- **What this task involves**:
Take the lines from the beginning of the material through the line containing "Arial, Helvetica, sans-serif';" and retype them exactly, leaving the pictures out.
....................
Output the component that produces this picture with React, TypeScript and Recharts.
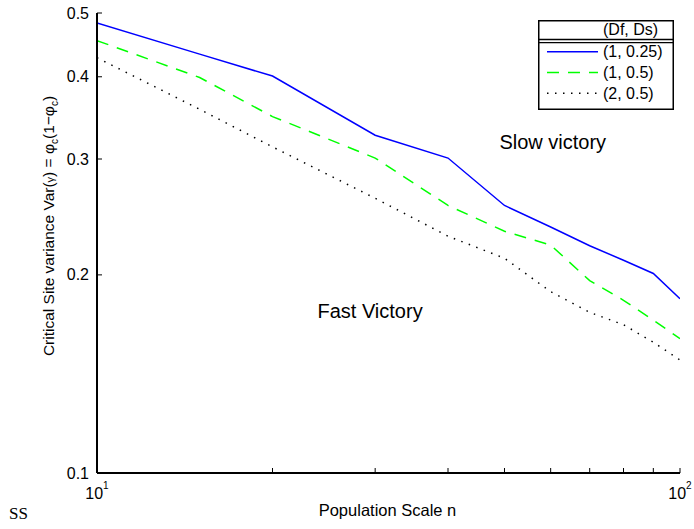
import React from "react";
import { LineChart, Line, XAxis, YAxis, Legend, ReferenceDot } from "recharts";

// ─── Data ─────────────────────────────────────────────────────────────────────

const populationScale = [10, 15, 20, 30, 40, 50, 60, 70, 80, 90, 100];
const varDf1Ds025 = [0.483, 0.433, 0.401, 0.326, 0.301, 0.255, 0.2365, 0.2215, 0.2105, 0.201, 0.184];
const varDf1Ds05 = [0.454, 0.399, 0.348, 0.301, 0.255, 0.233, 0.222, 0.196, 0.183, 0.1707, 0.16];
const varDf2Ds05 = [0.4276, 0.357, 0.313, 0.2615, 0.229, 0.212, 0.1886, 0.1754, 0.168, 0.158, 0.1485];

const seriesNames = ["(1, 0.25)", "(1, 0.5)", "(2, 0.5)"];
const legendTitle = "(Df, Ds)";

const xTicks = [10, 20, 30, 40, 50, 60, 70, 80, 90, 100];
const xExponents: Record<number, string> = { 10: "1", 100: "2" };
const yTicks = [0.1, 0.2, 0.3, 0.4, 0.5];
const yTickLabels: Record<number, string> = { 0.1: "0.1", 0.2: "0.2", 0.3: "0.3", 0.4: "0.4", 0.5: "0.5" };

const annotations = [
  { text: "Slow victory", n: 60.5, v: 0.311 },
  { text: "Fast Victory", n: 29.4, v: 0.172 },
];

const data = populationScale.map((n, i) => ({
  n,
  a: varDf1Ds025[i],
  b: varDf1Ds05[i],
  c: varDf2Ds05[i],
}));

const FONT = '"Liberation Sans", Arial, Helvetica, sans-serif';

const lineStyles = [
  { key: "a", color: "#0000ff", dash: undefined as string | undefined },
  { key: "b", color: "#00ff00", dash: "12 9" },
  { key: "c", color: "#000000", dash: "1.5 6.5" },
];

// ─── Ticks (MATLAB style, pointing inward) ────────────────────────────────────

function BottomTick(props: any) {
  const { x, y, payload } = props;
  const exp = xExponents[payload.value];
  return (
    <g>
      <line x1={x} x2={x} y1={y} y2={y - 5} stroke="#000" strokeWidth={1} />
      {exp && (
        <text x={x} y={y + 26} textAnchor="middle" fontSize={16} fontFamily={FONT} fill="#000">
          10
          <tspan dy={-10} fontSize={10}>
            {exp}
          </tspan>
        </text>
      )}
    </g>
  );
}

function TopTick(props: any) {
  const { x, y } = props;
  return <line x1={x} x2={x} y1={y} y2={y + 5} stroke="#000" strokeWidth={1} />;
}

function LeftTick(props: any) {
  const { x, y, payload } = props;
  return (
    <g>
      <line x1={x} x2={x + 5} y1={y} y2={y} stroke="#000" strokeWidth={1} />
      <text x={x - 8} y={y + 5.5} textAnchor="end" fontSize={16} fontFamily={FONT} fill="#000">
        {yTickLabels[payload.value]}
      </text>
    </g>
  );
}

function RightTick(props: any) {
  const { x, y } = props;
  return <line x1={x} x2={x - 5} y1={y} y2={y} stroke="#000" strokeWidth={1} />;
}

// ─── Labels ───────────────────────────────────────────────────────────────────

function YLabel() {
  return (
    <text
      x={54}
      y={226}
      transform="rotate(-90 54 226)"
      textAnchor="middle"
      fontSize={15.5}
      fontFamily={FONT}
      fill="#000"
    >
      Critical Site variance Var(
      <tspan fontSize={11}>γ</tspan>) = φ
      <tspan dy={4} fontSize={10}>c</tspan>
      <tspan dy={-4}>(1−φ</tspan>
      <tspan dy={4} fontSize={10}>c</tspan>
      <tspan dy={-4}>)</tspan>
    </text>
  );
}

function XLabel(props: any) {
  const vb = props.viewBox || { x: 97, y: 473, width: 583 };
  return (
    <text x={vb.x + vb.width / 2 - 1} y={vb.y + 43} textAnchor="middle" fontSize={16.5} fontFamily={FONT} fill="#000">
      Population Scale n
    </text>
  );
}

function AnnotationLabel(props: any) {
  const vb = props.viewBox || { x: 0, y: 0, width: 0, height: 0 };
  return (
    <text
      x={vb.x + (vb.width || 0) / 2}
      y={vb.y + (vb.height || 0) / 2}
      textAnchor="middle"
      fontSize={20}
      fontFamily={FONT}
      fill="#000"
    >
      {props.text}
    </text>
  );
}

// ─── Legend ───────────────────────────────────────────────────────────────────

function LegendBox(props: any) {
  const payload = props.payload || [];
  return (
    <svg width={136} height={90} style={{ display: "block" }}>
      <rect x={0.75} y={0.75} width={134.5} height={88.5} fill="#fff" stroke="#000" strokeWidth={1.5} />
      <text x={65} y={15} fontSize={16} fontFamily={FONT} fill="#000">
        {legendTitle}
      </text>
      <line x1={0} x2={136} y1={19.5} y2={19.5} stroke="#000" strokeWidth={1.3} />
      <line x1={0} x2={136} y1={22.7} y2={22.7} stroke="#000" strokeWidth={1.3} />
      {payload.map((entry: any, i: number) => {
        const st = lineStyles[i] || lineStyles[0];
        const cy = 31.7 + i * 20.8;
        return (
          <g key={entry.value ?? i}>
            <line
              x1={9}
              x2={60}
              y1={cy}
              y2={cy}
              stroke={entry.color || st.color}
              strokeWidth={1.5}
              strokeDasharray={st.dash}
            />
            <text x={65} y={cy + 5.5} fontSize={16} fontFamily={FONT} fill="#000">
              {entry.value}
            </text>
          </g>
        );
      })}
    </svg>
  );
}

// ─── Chart ────────────────────────────────────────────────────────────────────

export default function App() {
  return (
    <div style={{ position: "absolute", left: 0, top: 0, width: 694, height: 529, background: "#fff" }}>
      <LineChart width={694} height={529} data={data} margin={{ top: 13, right: 14, bottom: 0, left: 0 }}>
        <XAxis
          dataKey="n"
          type="number"
          scale="log"
          domain={[10, 100]}
          ticks={xTicks}
          interval={0}
          height={56}
          tickSize={0}
          tickMargin={0}
          tick={<BottomTick />}
          tickLine={false}
          axisLine={{ stroke: "#000", strokeWidth: 2 }}
          allowDataOverflow
          label={{ content: (p: any) => <XLabel {...p} /> }}
        />
        <XAxis
          xAxisId="top"
          orientation="top"
          dataKey="n"
          type="number"
          scale="log"
          domain={[10, 100]}
          ticks={xTicks}
          interval={0}
          height={0}
          tickSize={0}
          tickMargin={0}
          tick={<TopTick />}
          tickLine={false}
          axisLine={{ stroke: "#000", strokeWidth: 2 }}
          allowDataOverflow
        />
        <YAxis
          type="number"
          scale="log"
          domain={[0.1, 0.5]}
          ticks={yTicks}
          interval={0}
          width={97}
          tickSize={0}
          tickMargin={0}
          tick={<LeftTick />}
          tickLine={false}
          axisLine={{ stroke: "#000", strokeWidth: 2 }}
          allowDataOverflow
          label={{ content: () => <YLabel /> }}
        />
        <YAxis
          yAxisId="right"
          orientation="right"
          type="number"
          scale="log"
          domain={[0.1, 0.5]}
          ticks={yTicks}
          interval={0}
          width={0}
          tickSize={0}
          tickMargin={0}
          tick={<RightTick />}
          tickLine={false}
          axisLine={{ stroke: "#000", strokeWidth: 2 }}
          allowDataOverflow
        />
        <Legend
          layout="vertical"
          align="center"
          verticalAlign="middle"
          wrapperStyle={{ left: 538, top: 20, width: 136, height: 90 }}
          content={(p: any) => <LegendBox {...p} />}
        />
        {lineStyles.map((s, i) => (
          <Line
            key={s.key}
            dataKey={s.key}
            name={seriesNames[i]}
            type="linear"
            stroke={s.color}
            strokeWidth={1.5}
            strokeDasharray={s.dash}
            dot={false}
            activeDot={false}
            isAnimationActive={false}
          />
        ))}
        {annotations.map((a) => (
          <ReferenceDot
            key={a.text}
            x={a.n}
            y={a.v}
            r={0}
            fill="none"
            stroke="none"
            label={{ content: (p: any) => <AnnotationLabel {...p} text={a.text} /> }}
          />
        ))}
      </LineChart>
      <div
        style={{
          position: "absolute",
          left: 9,
          top: 504,
          fontFamily: '"Liberation Serif", "Times New Roman", serif',
          fontSize: 17,
          color: "#000",
        }}
      >
        SS
      </div>
    </div>
  );
}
....................
- **Result**:
Output the component that produces this picture with React, TypeScript and Recharts.
import React from "react";
import { LineChart, Line, XAxis, YAxis, Legend, ReferenceDot } from "recharts";

// ─── Data ─────────────────────────────────────────────────────────────────────

const populationScale = [10, 15, 20, 30, 40, 50, 60, 70, 80, 90, 100];
const varDf1Ds025 = [0.483, 0.433, 0.401, 0.326, 0.301, 0.255, 0.2365, 0.2215, 0.2105, 0.201, 0.184];
const varDf1Ds05 = [0.454, 0.399, 0.348, 0.301, 0.255, 0.233, 0.222, 0.196, 0.183, 0.1707, 0.16];
const varDf2Ds05 = [0.4276, 0.357, 0.313, 0.2615, 0.229, 0.212, 0.1886, 0.1754, 0.168, 0.158, 0.1485];

const seriesNames = ["(1, 0.25)", "(1, 0.5)", "(2, 0.5)"];
const legendTitle = "(Df, Ds)";

const xTicks = [10, 20, 30, 40, 50, 60, 70, 80, 90, 100];
const xExponents: Record<number, string> = { 10: "1", 100: "2" };
const yTicks = [0.1, 0.2, 0.3, 0.4, 0.5];
const yTickLabels: Record<number, string> = { 0.1: "0.1", 0.2: "0.2", 0.3: "0.3", 0.4: "0.4", 0.5: "0.5" };

const annotations = [
  { text: "Slow victory", n: 60.5, v: 0.311 },
  { text: "Fast Victory", n: 29.4, v: 0.172 },
];

const data = populationScale.map((n, i) => ({
  n,
  a: varDf1Ds025[i],
  b: varDf1Ds05[i],
  c: varDf2Ds05[i],
}));

const FONT = '"Liberation Sans", Arial, Helvetica, sans-serif';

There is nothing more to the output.